= Spring Hill, Gibson County, Tennessee =

Community in Tennessee

Spring Hill, also called Central, is an old unincorporated community in West Tennessee. Spring Hill can be considered part of Eaton to some. One of the things known about Spring Hill is its old gin that was around. Another is the Spring Hill School (Home Of The Hornets) that exists next to the Spring Hill Baptist Church.

==Geography==
Located on the 188 between Yorkville and Eaton, West of Whitway and Trenton, northwest of Humboldt, Gibson, Gibson Wells, and Brazil, and East of what once was College Hill; Spring Hill is merged with Central, in fact, some maps show Spring Hill as the name and others show Central as the name.

==History==
The Spring Hill High School was demolished. Central Fire Department changed its name to Spring Hill Fire Department sometime in the 2000s (before 2019), to reflect the nearby school and churches.
The Spring Hill graveyards were contributed by Buckner's wife

==Education==
The Spring Hill Elementary School is a K-8 school in Gibson County. The school exists/is located at 84 Tennessee State Route 188, Eaton, Tennessee 38331. A boundary map of the Spring Hill School district expands into Brazil.
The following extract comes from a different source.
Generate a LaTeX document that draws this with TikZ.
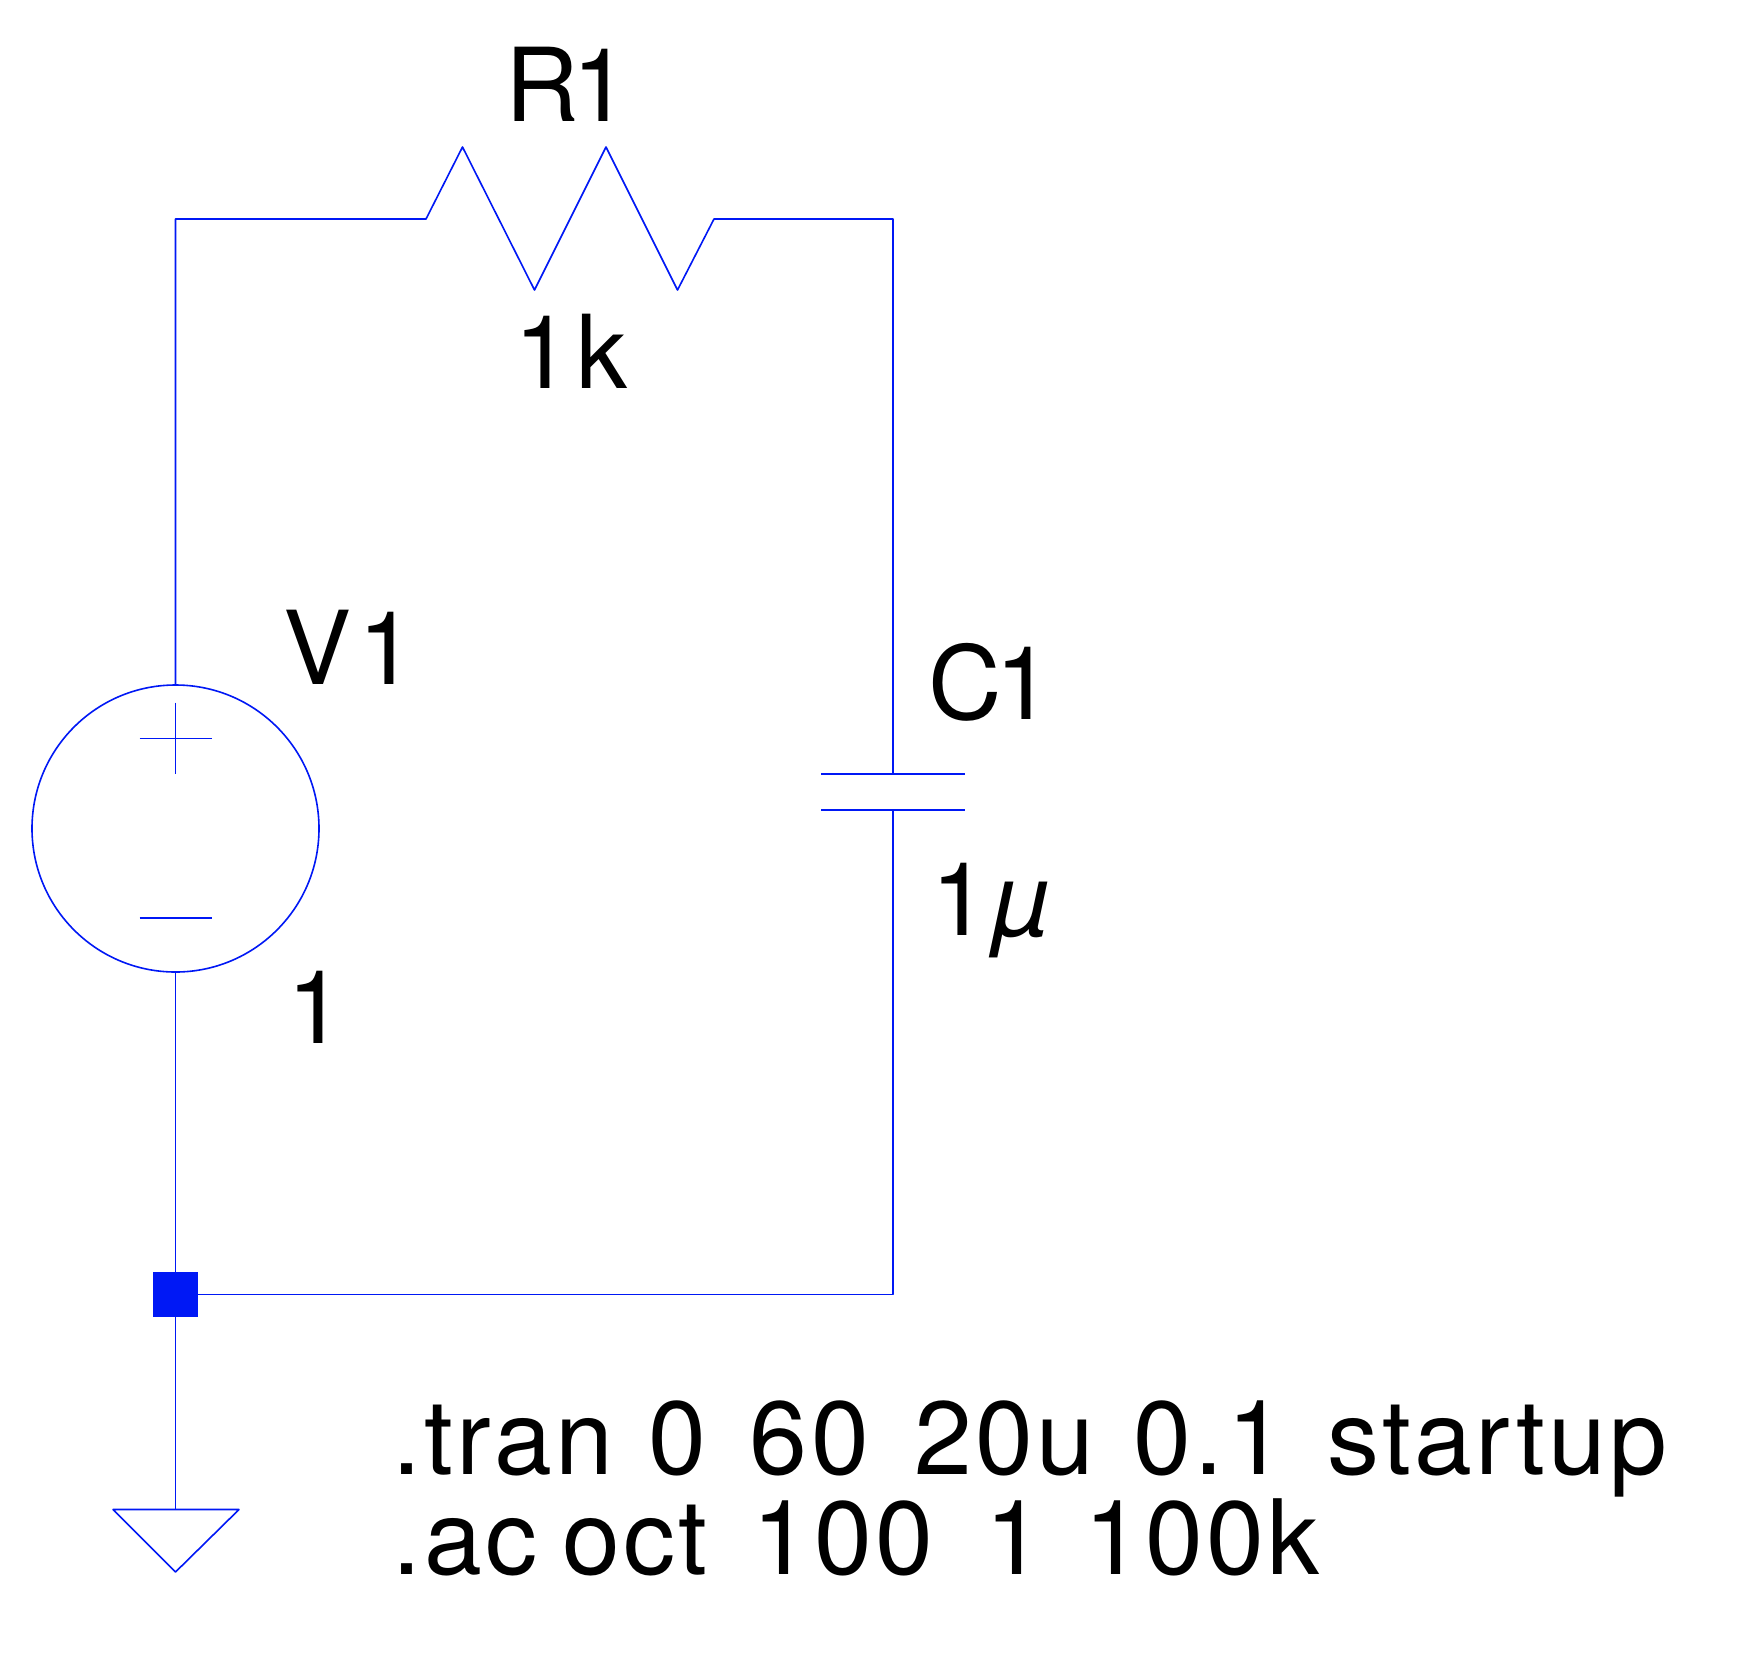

The same boundary map indicates where Central is under the Spring Hill School District.

A 2017 boundary map of the Spring Hill School district, includes Town names.

Spring Hill Elementary School used to include a highschool until the late 1900s. Spring Hill School is home of the Hornets.

==Transportation==
===Road===
The 104 and the 188 intersect in Central.

===Rail===
The Newbern–Dyersburg train station is about 11 miles away in Newbern.